Hurley is convinced that had Hawthorne wanted us to believe in the literalness of the events, he would not have confused us with the dream possibility—unless (as he goes on to qualify) Fogle's theory is correct, and Hawthorne was attempting to escape the implications of his own suspicions about the iniquity of the human race. The latter alternative, which Hurley rejects, would appear to be more nearly the right one. But one can nonetheless turn Hurley's supposition around and ask why, if Hawthorne had wanted us to believe that Goodman Brown was dreaming, did he confuse us with the possibility that the events might be real? In actuality, there is no good reason to believe that Brown dreamed or hallucinated anything. The only occasion in the story when he can be observed to lose consciousness occurs after he has viewed the assembly at the "communion" ceremony. It is, incidentally, for this reason that Hurley is careful to hold out the possibility that Brown perhaps hallucinated instead of dreamed. Hawthorne's own reply—"Be it so if you will"—to his question as to whether Brown had "only" dreamed a wild dream certainly implies a negative response, as if he means to say, "Go ahead and believe it a dream if, for reasons of your own, that is what you must believe."

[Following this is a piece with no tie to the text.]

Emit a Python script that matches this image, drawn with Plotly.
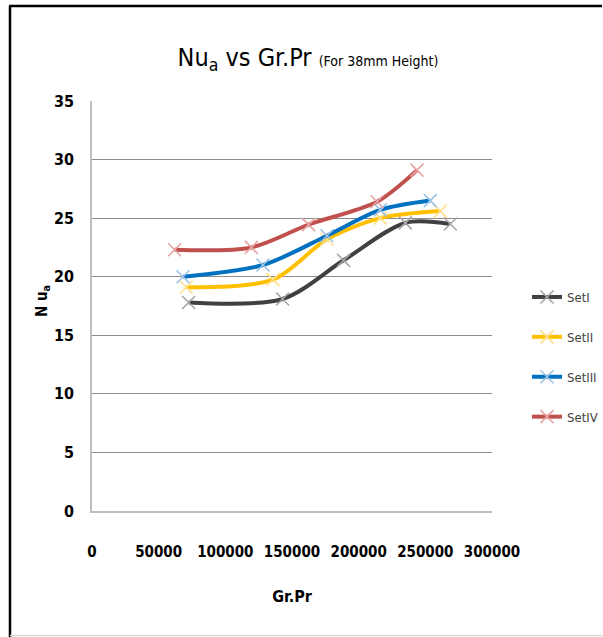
import plotly.graph_objects as go

# ---- data ----
series_names = ["SetI", "SetII", "SetIII", "SetIV"]
set1_x = [72450, 142950, 188700, 235000, 268700]
set1_y = [17.8, 18.1, 21.4, 24.6, 24.5]
set2_x = [70700, 135750, 176250, 216200, 261200]
set2_y = [19.1, 19.75, 23.2, 25.0, 25.6]
set3_x = [68250, 128250, 176250, 216200, 253700]
set3_y = [20.0, 21.0, 23.5, 25.7, 26.5]
set4_x = [61950, 119500, 162450, 213750, 243750]
set4_y = [22.3, 22.5, 24.45, 26.4, 29.1]
x_ticks = [0, 50000, 100000, 150000, 200000, 250000, 300000]
y_ticks = [0, 5, 10, 15, 20, 25, 30, 35]

line_colors = ["#404040", "#FFC000", "#0070C0", "#C0504D"]
marker_colors = ["#A6A6A6", "#FFE08A", "#9DC3E6", "#E6A3A2"]

FONT = "DejaVu Sans Condensed, Liberation Sans Narrow, Liberation Sans, sans-serif"

fig = go.Figure()
xs = [set1_x, set2_x, set3_x, set4_x]
ys = [set1_y, set2_y, set3_y, set4_y]
for i, name in enumerate(series_names):
    fig.add_trace(go.Scatter(
        x=xs[i], y=ys[i], name=name, mode="lines+markers",
        line=dict(color=line_colors[i], width=4, shape="spline", smoothing=0.85),
        marker=dict(symbol="x-thin", size=13,
                    line=dict(color=marker_colors[i], width=1.6)),
        legendgroup=name,
    ))

L, R, T, B = 92, 111, 101, 126
W, H = 603, 637
PW, PH = W - L - R, H - T - B


def px(xp):
    return (xp - L) / PW


def py(yp):
    return (H - B - yp) / PH


shapes = [
    dict(type="line", xref="paper", yref="paper", x0=px(10), x1=px(10), y0=py(6), y1=py(637),
         line=dict(color="black", width=2.5)),
    dict(type="line", xref="paper", yref="paper", x0=px(9), x1=px(602), y0=py(6), y1=py(6),
         line=dict(color="black", width=2.5)),
    dict(type="line", xref="paper", yref="paper", x0=px(10), x1=px(602), y0=py(635.5), y1=py(635.5),
         line=dict(color="#D9D9D9", width=1.5)),
]

annotations = [
    dict(text="N u<sub>a</sub>", xref="paper", yref="paper", x=px(42), y=py(301),
         showarrow=False, textangle=-90, xanchor="center", yanchor="middle",
         font=dict(family=FONT, size=15, color="black", weight="bold")),
]

fig.update_layout(
    width=W, height=H,
    margin=dict(l=L, r=R, t=T, b=B, autoexpand=False),
    paper_bgcolor="white", plot_bgcolor="white",
    font=dict(family=FONT, color="black"),
    title=dict(
        text="Nu<sub>a</sub> vs Gr.Pr <span style='font-size:14px'>(For 38mm Height)</span>",
        x=px(308), xanchor="center", xref="paper",
        y=1 - 57 / H, yanchor="middle", yref="container",
        font=dict(family=FONT, size=25, color="black"),
    ),
    xaxis=dict(
        range=[0, 300000], tickvals=x_ticks, ticktext=[str(v) for v in x_ticks],
        showgrid=False, zeroline=False, showline=True, linecolor="#BFBFBF", linewidth=1.5,
        ticks="", ticklabelstandoff=26,
        tickfont=dict(family=FONT, size=15, color="black", weight="bold"),
        title=dict(text="Gr.Pr", standoff=31,
                   font=dict(family=FONT, size=16, color="black", weight="bold")),
    ),
    yaxis=dict(
        range=[0, 35], tickvals=y_ticks,
        showgrid=True, gridcolor="#8C8C8C", gridwidth=1,
        zeroline=False, showline=True, linecolor="#BFBFBF", linewidth=1.5,
        ticks="", ticklabelstandoff=13,
        tickfont=dict(family=FONT, size=16, color="black", weight="bold"),
    ),
    legend=dict(
        xref="container", yref="container",
        x=527 / W, y=1 - 282 / H, xanchor="left", yanchor="top",
        font=dict(family=FONT, size=13, color="#404040"),
        tracegroupgap=20, itemwidth=30, bgcolor="rgba(0,0,0,0)",
    ),
    shapes=shapes,
    annotations=annotations,
    showlegend=True,
)

fig.write_html("out.html")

Fogle considers this ambiguity the "very essence of Hawthorne's tale." He says that Hawthorne wishes to propose, not flatly that man is primarily evil, but instead the gnawing doubt lest this should indeed be true" and concludes that the ambiguity which Hawthorne deliberately affects is integral to this purpose. I could not agree more wholeheartedly. The "multiple choice" device, as Matthiessen called it, does yeoman work in "Young Goodman Brown." But I must part company with Fogle when he proposes that the use of this device results in an artistic triumph, adding "depth and force to Hawthorne's thin and delicate fabric." Fogle contends that "above all, the separate instances of this 'multiple choice device' organically cohere to reproduce in the reader's mind the feel of the central ambiguity or theme, the horror of the hero's doubt. Goodman Brown, a simple and pious nature, is wrecked as a result of the disappearance of the fixed poles of his belief. His orderly cosmos dissolves into chaos as church and state, the twin pillars of his society, are hinted to be rotten, with their foundations undermined. The yearning for certainty is basic to his spirit—and he is left without the comfort even of a firm reliance in the Devil."

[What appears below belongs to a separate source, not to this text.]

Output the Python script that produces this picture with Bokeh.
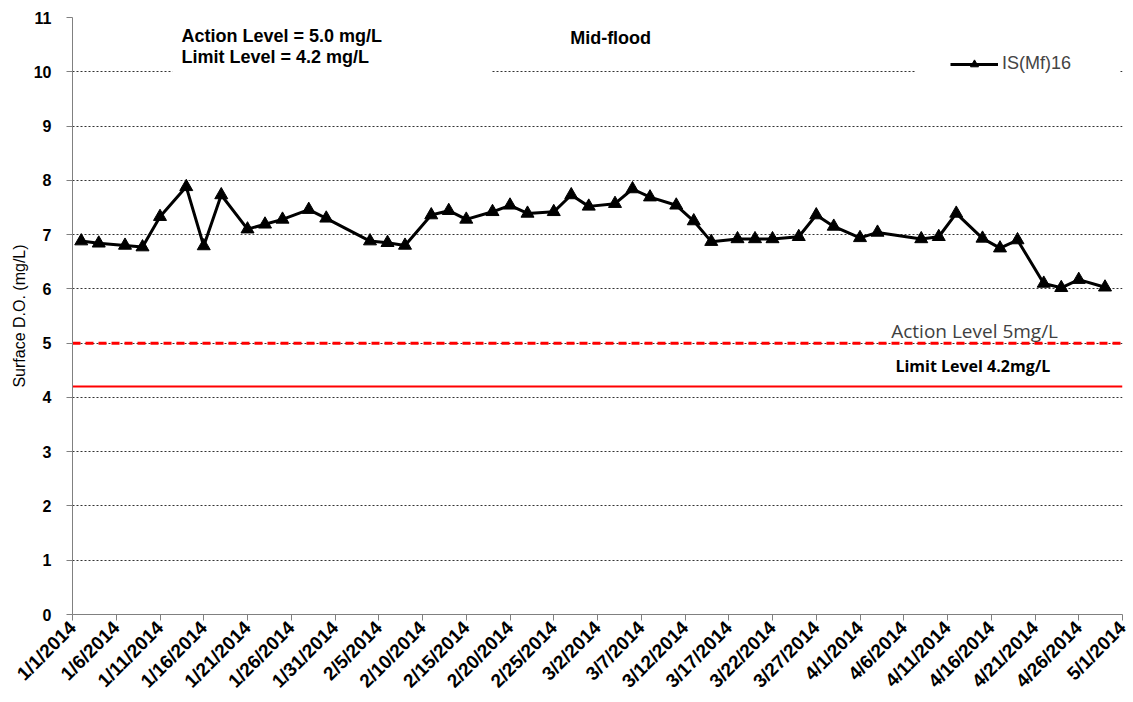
import math
import pandas as pd
from bokeh.plotting import figure
from bokeh.models import FixedTicker, BoxAnnotation, Label, Range1d
from bokeh.embed import file_html
from bokeh.resources import INLINE

# ---------------- data ----------------
sample_dates = ["2014-01-02", "2014-01-04", "2014-01-07", "2014-01-09", "2014-01-11",
                "2014-01-14", "2014-01-16", "2014-01-18", "2014-01-21", "2014-01-23",
                "2014-01-25", "2014-01-28", "2014-01-30", "2014-02-04", "2014-02-06",
                "2014-02-08", "2014-02-11", "2014-02-13", "2014-02-15", "2014-02-18",
                "2014-02-20", "2014-02-22", "2014-02-25", "2014-02-27", "2014-03-01",
                "2014-03-04", "2014-03-06", "2014-03-08", "2014-03-11", "2014-03-13",
                "2014-03-15", "2014-03-18", "2014-03-20", "2014-03-22", "2014-03-25",
                "2014-03-27", "2014-03-29", "2014-04-01", "2014-04-03", "2014-04-08",
                "2014-04-10", "2014-04-12", "2014-04-15", "2014-04-17", "2014-04-19",
                "2014-04-22", "2014-04-24", "2014-04-26", "2014-04-29"]
do_values = [6.88, 6.84, 6.80, 6.77, 7.33, 7.88, 6.79, 7.73, 7.10, 7.19,
             7.28, 7.46, 7.30, 6.88, 6.85, 6.80, 7.36, 7.44, 7.28, 7.42,
             7.54, 7.39, 7.42, 7.73, 7.52, 7.57, 7.84, 7.69, 7.54, 7.25,
             6.87, 6.92, 6.92, 6.92, 6.96, 7.36, 7.15, 6.94, 7.04, 6.92,
             6.96, 7.39, 6.93, 6.75, 6.90, 6.10, 6.02, 6.17, 6.03]
series_name = "IS(Mf)16"

tick_labels = ["1/1/2014", "1/6/2014", "1/11/2014", "1/16/2014", "1/21/2014",
               "1/26/2014", "1/31/2014", "2/5/2014", "2/10/2014", "2/15/2014",
               "2/20/2014", "2/25/2014", "3/2/2014", "3/7/2014", "3/12/2014",
               "3/17/2014", "3/22/2014", "3/27/2014", "4/1/2014", "4/6/2014",
               "4/11/2014", "4/16/2014", "4/21/2014", "4/26/2014", "5/1/2014"]
y_ticks = [0, 1, 2, 3, 4, 5, 6, 7, 8, 9, 10, 11]

action_level = 5.0
limit_level = 4.2
level_span = ["2014-01-01", "2014-05-01"]

# ---------------- helpers ----------------
origin = pd.Timestamp("2014-01-01")
def to_day(s):
    return (pd.Timestamp(s) - origin).days

xs = [to_day(d) for d in sample_dates]
tick_days = [to_day(pd.to_datetime(t, format="%m/%d/%Y")) for t in tick_labels]
span_days = [to_day(d) for d in level_span]

FONT = "Liberation Sans"

p = figure(width=1130, height=702, x_range=Range1d(tick_days[0], tick_days[-1]),
           y_range=Range1d(y_ticks[0], y_ticks[-1]),
           output_backend="svg", toolbar_location=None,
           min_border_left=72, min_border_top=17, min_border_right=8, min_border_bottom=86)
p.outline_line_color = None
p.background_fill_color = "white"

# grid
p.xgrid.visible = False
p.ygrid.ticker = FixedTicker(ticks=y_ticks)
p.ygrid.grid_line_color = "#333333"
p.ygrid.grid_line_dash = "2 2"
p.ygrid.grid_line_width = 1

# axes
p.yaxis.ticker = FixedTicker(ticks=y_ticks)
p.xaxis.ticker = FixedTicker(ticks=tick_days)
p.xaxis.major_label_overrides = {d: l for d, l in zip(tick_days, tick_labels)}
p.xaxis.major_label_orientation = math.pi / 4
for ax in (p.xaxis[0], p.yaxis[0]):
    ax.axis_line_color = "#808080"
    ax.major_tick_line_color = "#808080"
    ax.minor_tick_line_color = None
    ax.major_tick_in = 0
    ax.major_tick_out = 6
    ax.major_label_text_font = FONT
    ax.major_label_text_font_style = "bold"
    ax.major_label_text_color = "black"
p.xaxis.major_label_text_font_size = "19px"
p.yaxis.major_label_text_font_size = "16px"
p.yaxis.major_label_standoff = 15
p.xaxis.major_label_standoff = 4
p.yaxis.axis_label = "Surface D.O. (mg/L)"
p.yaxis.axis_label_text_font = FONT
p.yaxis.axis_label_text_font_style = "normal"
p.yaxis.axis_label_text_font_size = "16px"
p.yaxis.axis_label_text_color = "black"
p.yaxis.axis_label_standoff = 3

# level lines
p.line(span_days, [action_level] * 2, line_color="#ff0000", line_width=3, line_dash="8 5")
p.line(span_days, [limit_level] * 2, line_color="#ff0000", line_width=2)

# data series
p.line(xs, do_values, line_color="black", line_width=3, legend_label=series_name)
p.scatter(xs, do_values, marker="triangle", size=13, fill_color="black",
          line_color="black", legend_label=series_name)

# legend
lg = p.legend[0]
lg.location = "top_right"
lg.margin = 2
lg.padding = 34
lg.background_fill_color = "white"
lg.background_fill_alpha = 1
lg.border_line_alpha = 0
lg.glyph_width = 48
lg.label_standoff = 4
lg.label_width = 84
lg.label_text_font = FONT
lg.label_text_font_size = "18px"

# white box behind top-left annotation (breaks the gridline like the original)
p.add_layout(BoxAnnotation(left=11.4, right=47.9, bottom=9.9, top=10.8,
                           fill_color="white", fill_alpha=1, line_alpha=0))

p.add_layout(Label(x=12.46, y=10.65, text="Action Level = 5.0 mg/L", text_font=FONT,
                   text_font_style="bold", text_font_size="18px", text_baseline="middle",
                   text_align="left", text_color="black"))
p.add_layout(Label(x=12.46, y=10.27, text="Limit Level = 4.2 mg/L", text_font=FONT,
                   text_font_style="bold", text_font_size="18px", text_baseline="middle",
                   text_align="left", text_color="black"))
p.add_layout(Label(x=61.5, y=10.62, text="Mid-flood", text_font=FONT,
                   text_font_style="bold", text_font_size="18px", text_baseline="middle",
                   text_align="center", text_color="black"))
p.add_layout(Label(x=103.1, y=5.22, text="Action Level 5mg/L", text_font="Open Sans",
                   text_font_size="19px", text_baseline="middle",
                   text_align="center", text_color="#404040"))
p.add_layout(Label(x=102.9, y=4.57, text="Limit Level 4.2mg/L", text_font="Open Sans",
                   text_font_style="bold", text_font_size="16px", text_baseline="middle",
                   text_align="center", text_color="black"))

open("out.html", "w").write(file_html(p, INLINE))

It should be noted that Fogle fails to consider Hawthorne's criticism of Brown—more than just implied, it seems to me—in the story's concluding paragraph. This criticism is hardly in keeping with the possibility that the events Brown witnessed were real, for if so, as even Hurley admits, Brown cannot very well be held at fault for the gloom of his later behavior. How else is he to react to such a total indictment of human nature?

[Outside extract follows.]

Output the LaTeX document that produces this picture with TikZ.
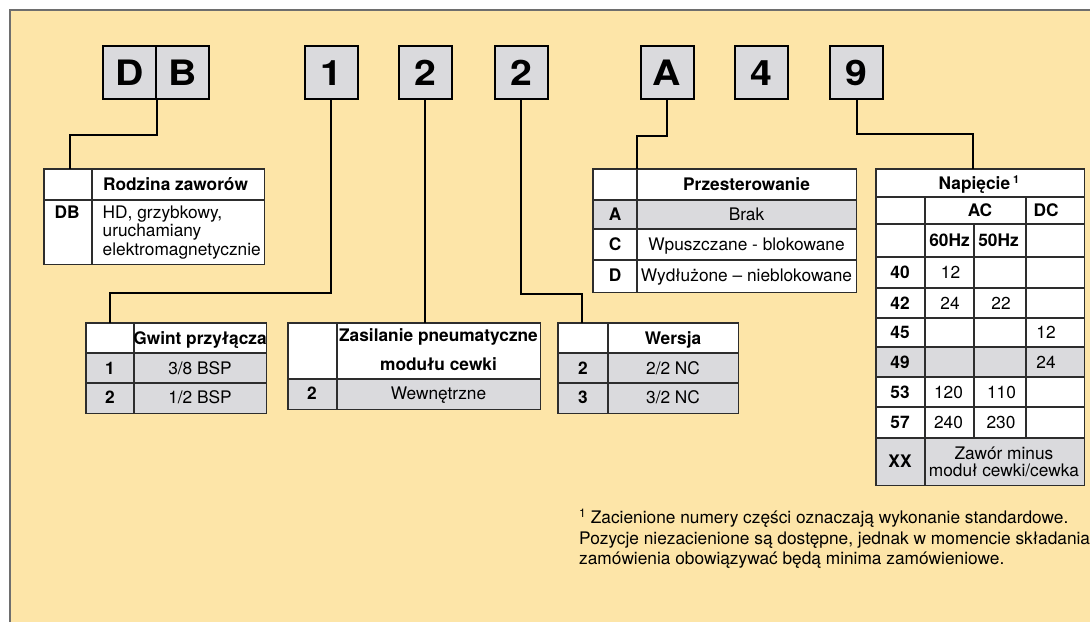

In The Catcher in the Rye, J. D. Salinger, through the relentlessly honest eyes of Holden Caulfield, is able to impeach all those sorry details of human behavior that he—Salinger—apparently despises. Yet at the end of the novel Holden finds himself impeached for the damning indictments which the author has framed, with so much evident relish, in his hero's language. Is Salinger having his cake and eating it, too? It would seem that Hawthorne is attempting to both have his and eat it: for the multiple choice device permits Hawthorne to condemn humanity in the instance of the one possibility (the events as real), and to condemn Brown in the instance of the other (the events as figments of Brown's imagination). The question is whether such a method is art or trickery. Should we admire the story as a genuine treatment of the human condition or rather as an ingenious precursor of the O. Henry short story (sans the happy or wistful ending)?

A comparison might be helpful in this respect. Melville, in "Bartleby the Scrivener," portrays an individual who, like old Goodman Brown, lives in isolation from the rest of humanity. Like Brown's isolation, Bartleby's appears to be both willful, on the one hand, and the result of an unfortunate experience, or an accumulation of unfortunate experiences, on the other. The primary difference between the two stories lies in the authors' treatments of the protagonists' situations. In Melville's story, there is perhaps an implied criticism of Bartleby though it is difficult to know for certain. But more significantly, there is the great—and one senses, genuine—flow of sympathy that goes out from Melville toward Bartleby and for the tragedy that this bereft man has wrought for himself. "Ah Bartleby, ah humanity," the narrator sighs at the story's end. Yet the narrator, as well as Bartleby, represents Everyman, and one can see that in spite of the pronounced differences in their situations, there is not finally so great a distance between them.

Although Melville sympathetically comprehends Bartleby's condition, Hawthorne on his part appears to have but little appreciation for the tragic circumstances in which Brown finds himself. Hawthorne prefers to give us after all a pair of alternate possibilities. And if, as in the one alternative, Brown actually witnessed the events in the forest, then he is faced with a situation to which he cannot possibly accommodate himself (the standard Hawthorne remedy). Hawthorne's failure to deal with the sad plight of old Goodman Brown in the light of this alternative represents nothing less than a failure of art, a failure to responsibly cope with a problem he has deliberately allowed to surface. Brown deserves not so much censure as understanding. For the reality he confronts, like that Bartleby thinks (at least) he confronts, does not for once admit of adjustment. Adjustment here for Brown would mean complicity in evil. Hawthorne's refusal, however, to confront the dilemma into which he has thrown Brown signifies more than an artistic deficiency. It also signifies a deficiency in the author of the one quality that could have brought justice to both the hero and the story: compassion. "Young Goodman Brown" then does not represent, as Fogle claims, the triumph of art; it represents rather the failure of the artist's vital responsibility toward his material.